Since $p$ and $q=1-p$ are unknown (else why estimate?), we substitute $\hat{p}=x/n$ and $\hat{q}=1-x/n$ into ${\sigma }_{\hat{p}}$ , yielding the estimated standard error ${\hat{\sigma }}_{\hat{p}}=\sqrt{\hat{p}\hat{q}/n}=$ $\sqrt{\left(.6\right)\left(.4\right)/25}=.098$ . Alternatively, since the largest value of $pq$ is attained when $p=q=.5$ , an upper bound on the standard error is $\sqrt{1/\left(4n\right)}=.10$ .

When the point estimator $\hat{\theta }$ has approximately a normal distribution, which will often be the case when $n$ is large, then we can be reasonably confident that the true value of $\theta$ lies within approximately 2 standard errors (standard deviations) of $\hat{\theta }$ . Thus if a sample of $n=36$ component lifetimes gives $\hat{\mu }=\bar{x}=28.50$ and $s=3.60$ , then $s/\sqrt{n}=.60$ , so within 2 estimated standard errors, $\hat{\mu }$ translates to the interval $28.50\pm \left(2\right)\left(.60\right)=\left(27.30,29.70\right)$ .

If $\hat{\theta }$ is not necessarily approximately normal but is unbiased, then it can be shown that the estimate will deviate from $\theta$ by as much as 4 standard errors at most $6\%$ of the time.

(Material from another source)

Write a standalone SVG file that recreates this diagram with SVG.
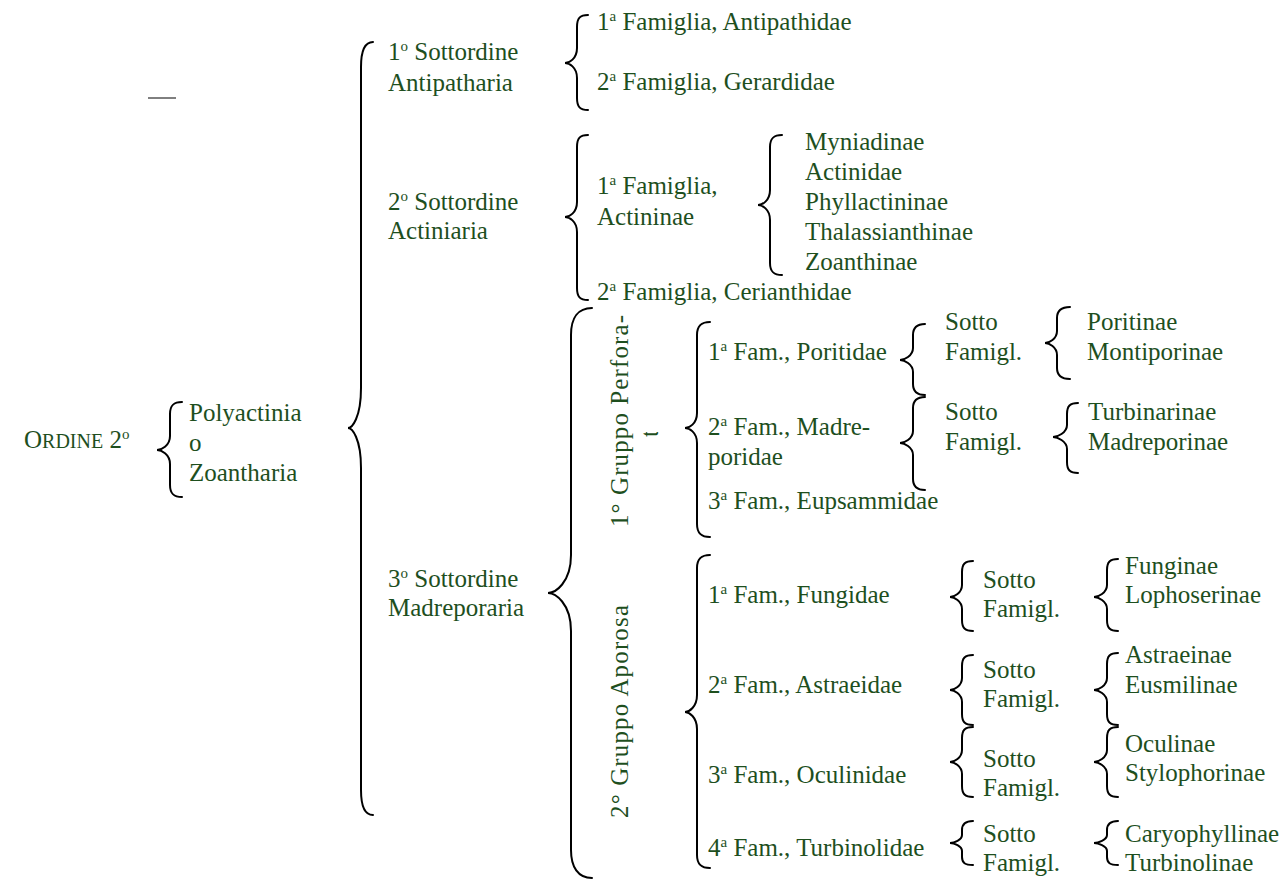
<svg xmlns="http://www.w3.org/2000/svg" width="1284" height="881" viewBox="0 0 1284 881">
<style>
text{font-family:"Liberation Serif","Times New Roman",serif;font-size:25px;fill:#1e4f1e}
.sup{font-size:15px}
.sc{font-size:20px}
.br{fill:none;stroke:#000;stroke-width:2;stroke-linecap:round}
</style>
<defs>
<clipPath id="clipTa"><rect x="630" y="400" width="24" height="60"/></clipPath>
</defs>
<rect width="1284" height="881" fill="#fff"/>
<g id="connectors">
<line x1="148" y1="98" x2="176" y2="98" stroke="#000" stroke-width="1"/>
<path class="br" d="M373,42 C365,42 361,50 361,67 L361,388 C361,418 352,428 348,428 C352,428 361,438 361,468 L361,790 C361,807 365,815 373,815"/>
<path class="br" d="M182,402 C174,402 170,405 170,414 L170,436 C170,446 161,450 157,450 C161,450 170,454 170,464 L170,485 C170,494 174,497 182,497"/>
<path class="br" d="M588,15 C580,15 577,18 577,27 L577,48 C577,59 569,63 565,63 C569,63 577,67 577,78 L577,98 C577,107 580,110 588,110"/>
<path class="br" d="M588,135 C580,135 577,138 577,147 L577,202 C577,213 569,217 565,217 C569,217 577,221 577,232 L577,288 C577,297 580,300 588,300"/>
<path class="br" d="M782,135 C774,135 770,138 770,147 L770,190 C770,201 762,205 758,205 C762,205 770,209 770,220 L770,263 C770,272 774,275 782,275"/>
<path class="br" d="M592,308 C578,308 571,318 571,335 L571,555 C571,583 555,593 548,593 C555,593 571,603 571,631 L571,850 C571,867 578,878 592,878"/>
<path class="br" d="M710,322 C702,322 697,325 697,335 L697,413 C697,424 689,428 685,428 C689,428 697,432 697,443 L697,524 C697,534 702,537 710,537"/>
<path class="br" d="M710,555 C702,555 697,558 697,568 L697,695 C697,707 689,712 685,712 C689,712 697,717 697,729 L697,855 C697,865 702,868 710,868"/>
<path class="br" d="M925,324 C917,324 913,327 913,335 L913,348 C913,356 904,360 900,360 C904,360 913,364 913,372 L913,384 C913,392 917,395 925,395"/>
<path class="br" d="M925,397 C917,397 913,400 913,408 L913,431 C913,439 904,443 900,443 C904,443 913,447 913,455 L913,479 C913,487 917,490 925,490"/>
<path class="br" d="M1070,307 C1062,307 1057,310 1057,318 L1057,331 C1057,339 1049,343 1045,343 C1049,343 1057,347 1057,355 L1057,368 C1057,376 1062,379 1070,379"/>
<path class="br" d="M1078,403 C1070,403 1067,406 1067,414 L1067,425 C1067,433 1057,437 1053,437 C1057,437 1067,441 1067,449 L1067,462 C1067,470 1070,473 1078,473"/>
<path class="br" d="M973,561 C965,561 962,564 962,572 L962,585 C962,593 954,597 950,597 C954,597 962,601 962,609 L962,620 C962,628 965,631 973,631"/>
<path class="br" d="M1118,559 C1110,559 1107,562 1107,570 L1107,585 C1107,593 1098,597 1094,597 C1098,597 1107,601 1107,609 L1107,620 C1107,628 1110,631 1118,631"/>
<path class="br" d="M973,655 C965,655 962,658 962,666 L962,678 C962,686 954,690 950,690 C954,690 962,694 962,702 L962,714 C962,722 965,725 973,725"/>
<path class="br" d="M1118,653 C1110,653 1107,656 1107,664 L1107,678 C1107,686 1098,690 1094,690 C1098,690 1107,694 1107,702 L1107,714 C1107,722 1110,725 1118,725"/>
<path class="br" d="M973,727 C965,727 962,730 962,738 L962,750 C962,758 954,762 950,762 C954,762 962,766 962,774 L962,786 C962,794 965,797 973,797"/>
<path class="br" d="M1118,727 C1110,727 1107,730 1107,738 L1107,750 C1107,758 1098,762 1094,762 C1098,762 1107,766 1107,774 L1107,786 C1107,794 1110,797 1118,797"/>
<path class="br" d="M973,821 C965,821 962,824 962,830 L962,835 C962,840 954,843 950,843 C954,843 962,846 962,851 L962,857 C962,863 965,865 973,865"/>
<path class="br" d="M1118,821 C1110,821 1107,824 1107,830 L1107,835 C1107,840 1098,843 1094,843 C1098,843 1107,846 1107,851 L1107,857 C1107,863 1110,865 1118,865"/>
</g>
<g id="ordine"><text x="24" y="448">O<tspan class="sc">RDINE</tspan> 2<tspan class="sup" dy="-9">o</tspan></text></g>
<g id="polyactinia"><text x="189" y="421">Polyactinia</text><text x="189" y="451">o</text><text x="189" y="481">Zoantharia</text></g>
<g id="sottordine1"><text x="388" y="60">1<tspan class="sup" dy="-9">o</tspan><tspan dy="9"> Sottordine</tspan></text><text x="388" y="91">Antipatharia</text></g>
<g id="sottordine2"><text x="388" y="210">2<tspan class="sup" dy="-9">o</tspan><tspan dy="9"> Sottordine</tspan></text><text x="388" y="239">Actiniaria</text></g>
<g id="sottordine3"><text x="388" y="587">3<tspan class="sup" dy="-9">o</tspan><tspan dy="9"> Sottordine</tspan></text><text x="388" y="616">Madreporaria</text></g>
<g id="antipathidae"><text x="597" y="30">1<tspan class="sup" dy="-9">a</tspan><tspan dy="9"> Famiglia, Antipathidae</tspan></text></g>
<g id="gerardidae"><text x="597" y="90">2<tspan class="sup" dy="-9">a</tspan><tspan dy="9"> Famiglia, Gerardidae</tspan></text></g>
<g id="actininae"><text x="597" y="194">1<tspan class="sup" dy="-9">a</tspan><tspan dy="9"> Famiglia,</tspan></text><text x="597" y="225">Actininae</text></g>
<g id="actininae-sub"><text x="805" y="150">Myniadinae</text><text x="805" y="180">Actinidae</text><text x="805" y="210">Phyllactininae</text><text x="805" y="240">Thalassianthinae</text><text x="805" y="270">Zoanthinae</text></g>
<g id="cerianthidae"><text x="597" y="300">2<tspan class="sup" dy="-9">a</tspan><tspan dy="9"> Famiglia, Cerianthidae</tspan></text></g>
<g id="perforata"><text transform="rotate(-90 628 527)" x="628" y="527" textLength="212" lengthAdjust="spacing">1° Gruppo Perfora-</text><text clip-path="url(#clipTa)" transform="rotate(-90 658 428)" x="658" y="428" text-anchor="middle">ta</text></g>
<g id="aporosa"><text transform="rotate(-90 628 818)" x="628" y="818" textLength="213" lengthAdjust="spacing">2° Gruppo Aporosa</text></g>
<g id="poritidae"><text x="708" y="360">1<tspan class="sup" dy="-9">a</tspan><tspan dy="9"> Fam., Poritidae</tspan></text></g>
<g id="madreporidae"><text x="708" y="435">2<tspan class="sup" dy="-9">a</tspan><tspan dy="9"> Fam., Madre-</tspan></text><text x="708" y="465">poridae</text></g>
<g id="eupsammidae"><text x="708" y="509">3<tspan class="sup" dy="-9">a</tspan><tspan dy="9"> Fam., Eupsammidae</tspan></text></g>
<g id="sf-poritidae"><text x="945" y="330">Sotto</text><text x="945" y="360">Famigl.</text></g>
<g id="sf-madreporidae"><text x="945" y="420">Sotto</text><text x="945" y="450">Famigl.</text></g>
<g id="poritinae"><text x="1087" y="330">Poritinae</text><text x="1087" y="360">Montiporinae</text></g>
<g id="turbinarinae"><text x="1088" y="420">Turbinarinae</text><text x="1088" y="450">Madreporinae</text></g>
<g id="fungidae"><text x="708" y="603">1<tspan class="sup" dy="-9">a</tspan><tspan dy="9"> Fam., Fungidae</tspan></text></g>
<g id="astraeidae"><text x="708" y="693">2<tspan class="sup" dy="-9">a</tspan><tspan dy="9"> Fam., Astraeidae</tspan></text></g>
<g id="oculinidae"><text x="708" y="783">3<tspan class="sup" dy="-9">a</tspan><tspan dy="9"> Fam., Oculinidae</tspan></text></g>
<g id="turbinolidae"><text x="708" y="856">4<tspan class="sup" dy="-9">a</tspan><tspan dy="9"> Fam., Turbinolidae</tspan></text></g>
<g id="sf-fungidae"><text x="983" y="588">Sotto</text><text x="983" y="617">Famigl.</text></g>
<g id="sf-astraeidae"><text x="983" y="678">Sotto</text><text x="983" y="707">Famigl.</text></g>
<g id="sf-oculinidae"><text x="983" y="767">Sotto</text><text x="983" y="796">Famigl.</text></g>
<g id="sf-turbinolidae"><text x="983" y="842">Sotto</text><text x="983" y="871">Famigl.</text></g>
<g id="funginae"><text x="1125" y="574">Funginae</text><text x="1125" y="603">Lophoserinae</text></g>
<g id="astraeinae"><text x="1125" y="663">Astraeinae</text><text x="1125" y="693">Eusmilinae</text></g>
<g id="oculinae"><text x="1125" y="752">Oculinae</text><text x="1125" y="781">Stylophorinae</text></g>
<g id="caryophyllinae"><text x="1125" y="842">Caryophyllinae</text><text x="1125" y="871">Turbinolinae</text></g>
</svg>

We would then expect the true value to lie within 4 standard errors of $\hat{\theta }$ (and this is a very conservative statement, since it applies to any unbiased $\hat{\theta }$ ). Summarizing, the standard error tells us roughly within what distance of $\hat{\theta }$ we can expect the true value of $\theta$ to lie.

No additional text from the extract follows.